Thornhill (Ont.), Enhanced Learning Resources, 1991. 64pp, paper, $5.95
ISBN 0-920527-02-7. CIP

Reviewed by Gail Lennon.

Volume 20 Number 4
1992 September

This book is really a workbook, which claims, through a system called the 3E Reading System (which one can also purchase from the same publisher for a mere $35.00), to turn out "readers in just twelve days."

This book contains a double-page layout for each alphabet letter. The procedure involves presenting each letter as a picture, a rhyme to be read to the child about each letter, and a colouring exercise which entails filling in each letter and the accompanying overlay picture. Finally, words and blends that combine letters already presented with the new letter are presented. The approach stresses teaching each letter as a sound, not as a letter name.

While the concepts of presenting each letter as a picture and providing an accompa­nying rhyme have some merit, the practice of teaching letters in isolation and assuming children will "learn to read" by this method alone is ludicrous. It violates most of the basic principles of whole language philoso­phy. Moreover, it takes reading instruction back twenty-five years!

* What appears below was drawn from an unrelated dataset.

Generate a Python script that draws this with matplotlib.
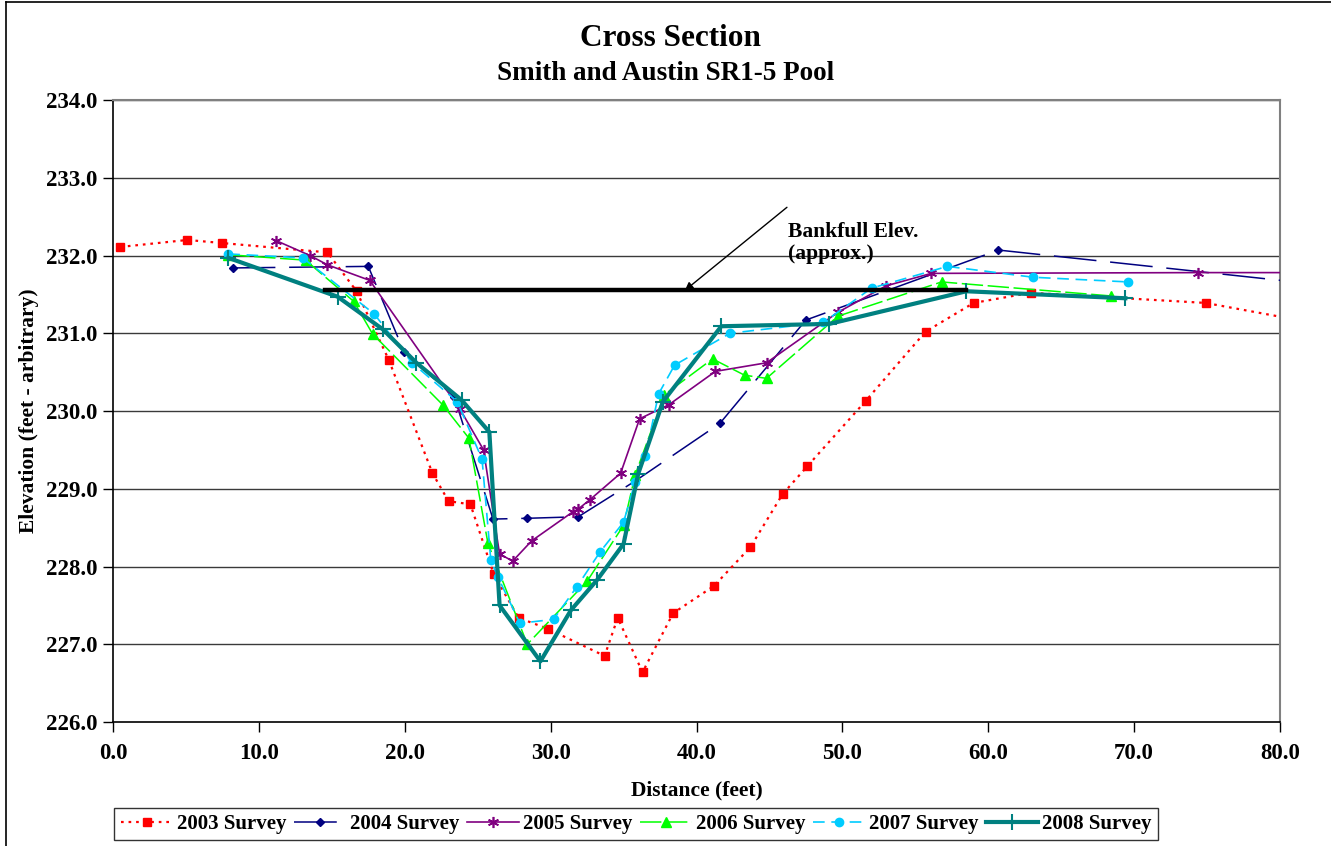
import matplotlib
matplotlib.use("Agg")
import matplotlib.pyplot as plt
from matplotlib.lines import Line2D
from matplotlib.ticker import MultipleLocator, FormatStrFormatter

plt.rcParams['font.family'] = ['Liberation Serif', 'DejaVu Serif']
plt.rcParams['font.weight'] = 'bold'

# ---------------- data ----------------
x2003 = [0.5, 5.1, 7.5, 14.7, 16.7, 18.9, 21.9, 23.0, 24.5, 26.1, 27.8, 29.8, 33.7, 34.6,
         36.3, 38.4, 41.2, 43.7, 45.9, 47.6, 51.6, 55.7, 59.0, 62.9, 74.9, 85.0]
y2003 = [232.11, 232.20, 232.16, 232.04, 231.54, 230.66, 229.20, 228.84, 228.80, 227.90,
         227.34, 227.20, 226.85, 227.34, 226.64, 227.40, 227.75, 228.25, 228.93, 229.29,
         230.13, 231.02, 231.39, 231.52, 231.39, 231.04]

x2004 = [8.2, 17.5, 19.95, 23.4, 26.05, 28.4, 31.9, 35.8, 41.6, 47.5, 60.7, 85.0]
y2004 = [231.84, 231.86, 230.76, 230.18, 228.61, 228.62, 228.64, 229.10, 229.84, 231.17,
         232.07, 231.58]

x2005 = [11.2, 13.5, 14.7, 17.6, 23.8, 25.4, 26.5, 27.4, 28.7, 31.5, 31.9, 32.7, 34.8,
         36.1, 38.1, 41.3, 44.8, 49.7, 53.0, 56.1, 74.4, 85.0]
y2005 = [232.19, 232.00, 231.88, 231.68, 230.02, 229.50, 228.16, 228.07, 228.33, 228.70,
         228.74, 228.86, 229.20, 229.90, 230.08, 230.51, 230.62, 231.27, 231.61, 231.77,
         231.78, 231.78]

x2006 = [7.9, 13.2, 16.5, 17.8, 22.6, 24.4, 25.7, 28.4, 32.5, 35.0, 35.8, 37.8, 41.1,
         43.3, 44.8, 49.7, 56.8, 68.4]
y2006 = [232.01, 231.94, 231.41, 230.99, 230.08, 229.65, 228.30, 227.00, 227.81, 228.53,
         229.18, 230.21, 230.67, 230.46, 230.42, 231.22, 231.66, 231.48]

x2007 = [7.9, 13.0, 17.9, 20.5, 23.6, 25.3, 25.9, 26.4, 27.9, 30.2, 31.8, 33.4, 35.0,
         35.8, 36.5, 37.4, 38.5, 42.3, 48.7, 52.0, 57.2, 63.1, 69.6]
y2007 = [232.02, 231.97, 231.25, 230.62, 230.12, 229.38, 228.08, 227.86, 227.27, 227.32,
         227.74, 228.19, 228.57, 229.09, 229.42, 230.22, 230.59, 231.00, 231.14, 231.58,
         231.86, 231.72, 231.66]

x2008 = [7.9, 15.4, 18.5, 20.8, 23.9, 25.8, 26.5, 29.3, 31.4, 33.2, 35.0, 36.0, 37.7,
         41.7, 49.1, 58.5, 69.4]
y2008 = [231.97, 231.47, 231.05, 230.62, 230.14, 229.73, 227.50, 226.78, 227.44, 227.83,
         228.29, 229.19, 230.12, 231.09, 231.12, 231.54, 231.45]

bankfull_x = [14.5, 58.5]
bankfull_elev = 231.55
bankfull_label = "Bankfull Elev.\n(approx.)"

series_labels = ["2003 Survey", "2004 Survey", "2005 Survey",
                 "2006 Survey", "2007 Survey", "2008 Survey"]

x_ticks = [0, 10, 20, 30, 40, 50, 60, 70, 80]
y_ticks = [226, 227, 228, 229, 230, 231, 232, 233, 234]

# ---------------- figure ----------------
W, H = 1331, 846
fig = plt.figure(figsize=(W / 100, H / 100), dpi=100)
ax = fig.add_axes([113 / W, 1 - 722 / H, (1280 - 113) / W, (722 - 100) / H])

ax.set_xlim(0, 80)
ax.set_ylim(226, 234)

for y in y_ticks[1:]:
    ax.axhline(y, color='#3a3a3a', lw=1.0, zorder=1)

ax.plot(x2003, y2003, color='#FF0000', ls=(0, (1.2, 2.2)), lw=1.6, marker='s', ms=6,
        mec='#FF0000', mfc='#FF0000', label=series_labels[0], zorder=3)
ax.plot(x2004, y2004, color='#000080', ls=(0, (28, 9)), lw=1.1, marker='D', ms=4.5,
        mec='#000080', mfc='#000080', label=series_labels[1], zorder=3)
ax.plot(x2005, y2005, color='#800080', ls='-', lw=1.2, marker=(6, 2, 0), ms=8, mew=1.2,
        mec='#800080', label=series_labels[2], zorder=3)
ax.plot(x2006, y2006, color='#00FF00', ls=(0, (14, 3)), lw=1.1, marker='^', ms=6.5,
        mec='#00FF00', mfc='#00FF00', label=series_labels[3], zorder=3)
ax.plot(x2007, y2007, color='#00CCFF', ls=(0, (7, 4)), lw=1.2, marker='o', ms=6,
        mec='#00CCFF', mfc='#00CCFF', label=series_labels[4], zorder=3)
ax.plot(x2008, y2008, color='#008080', ls='-', lw=3.0, marker='+', ms=11, mew=1.5,
        mec='#008080', label=series_labels[5], zorder=4)

ax.plot(bankfull_x, [bankfull_elev, bankfull_elev], color='black', lw=3.2, zorder=5)

ax.annotate("", xy=(39.2, bankfull_elev), xytext=(46.2, 232.62),
            arrowprops=dict(arrowstyle='-|>', color='black', lw=1.0,
                            mutation_scale=12, shrinkA=0, shrinkB=0), zorder=6)
ax.text(46.3, 232.16, bankfull_label, ha='left', va='center', fontsize=15.5,
        fontweight='bold', linespacing=1.1, zorder=6)

ax.xaxis.set_major_locator(MultipleLocator(10))
ax.yaxis.set_major_locator(MultipleLocator(1))
ax.xaxis.set_major_formatter(FormatStrFormatter('%.1f'))
ax.yaxis.set_major_formatter(FormatStrFormatter('%.1f'))
ax.tick_params(axis='both', direction='out', length=7, width=1.0, labelsize=16.5, pad=8)
ax.tick_params(axis='y', pad=4)
for lab in ax.get_xticklabels() + ax.get_yticklabels():
    lab.set_fontweight('bold')

for s in ['left', 'bottom']:
    ax.spines[s].set_color('black')
    ax.spines[s].set_linewidth(1.2)
for s in ['top', 'right']:
    ax.spines[s].set_color('#808080')
    ax.spines[s].set_linewidth(1.5)

ax.set_xlabel("Distance (feet)", fontsize=15.5, fontweight='bold', labelpad=12)
ax.set_ylabel("Elevation (feet - arbitrary)", fontsize=15.5, fontweight='bold')
ax.yaxis.set_label_coords(-0.0635, 0.5)

fig.text(670 / W, 1 - 39 / H, "Cross Section", ha='center', va='center',
         fontsize=22.5, fontweight='bold')
fig.text(666 / W, 1 - 74 / H, "Smith and Austin SR1-5 Pool", ha='center', va='center',
         fontsize=19.5, fontweight='bold')

leg = fig.legend(loc='center', bbox_to_anchor=(636 / W, 1 - 824 / H), ncol=6,
                 fontsize=15, frameon=True, fancybox=False, edgecolor='black',
                 handlelength=2.5, columnspacing=0.35, handletextpad=0.2,
                 borderpad=0.3, borderaxespad=0)
leg.get_frame().set_linewidth(1.0)
for t in leg.get_texts():
    t.set_fontweight('bold')

# outer chart border (left and top visible)
fig.add_artist(Line2D([6 / W, 6 / W], [0, 1 - 2 / H], transform=fig.transFigure,
                      color='black', lw=1.2))
fig.add_artist(Line2D([6 / W, 1], [1 - 2 / H, 1 - 2 / H], transform=fig.transFigure,
                      color='black', lw=1.2))

fig.savefig("out.png", dpi=100)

First, the procedure totally ignores using print-rich environments and the child's own language. When last did any of us talk about "an inkpen" or employ the phrases "flapping its fins at you and me" or "a force strong and mighty that nothing can stop"? Secondly, this method of reading instruction com­pletely ignores two of the three cueing systems researchers believe competent readers employ when seeking meaning from print. Nowhere in this system is there any attempt made to encourage semantic and syntactic cues. Thirdly, the system does not aim at seeking meaning from print but, rather, plays a detective game of blending sounds to get unusual and/or non-existent words. Finally, this system presents reading as a "barking exercise" rather than as a dialogue between writer and reader. It makes no use whatsoever of the child's background experiences, nor does it encour­age a print-rich environment.

It is ironic that the author has called his system "Reading Made Easy." Based on what we know of the reading process through the research of such celebrated educators and authors as Ken and Yetta Goodman, Judith Newman and Nancie Atwell, this program will do nothing to make reading an easy and natural process. Quite the contrary, it reduces reading to putting sounds together with no intended meaning.

While the book is attractive and the pictures entertaining, parents who hoped to give their children a "headstart on reading," as this book advertises, might better spend their $5.95 on a library membership, a pad of drawing paper and drawing tools, and their free time reading to their child and exploring the world around them.

Gail Lennon is a resource teacher with the Bruce County Board of Education at Walkerton District Secondary School in Walkerton, Ontario.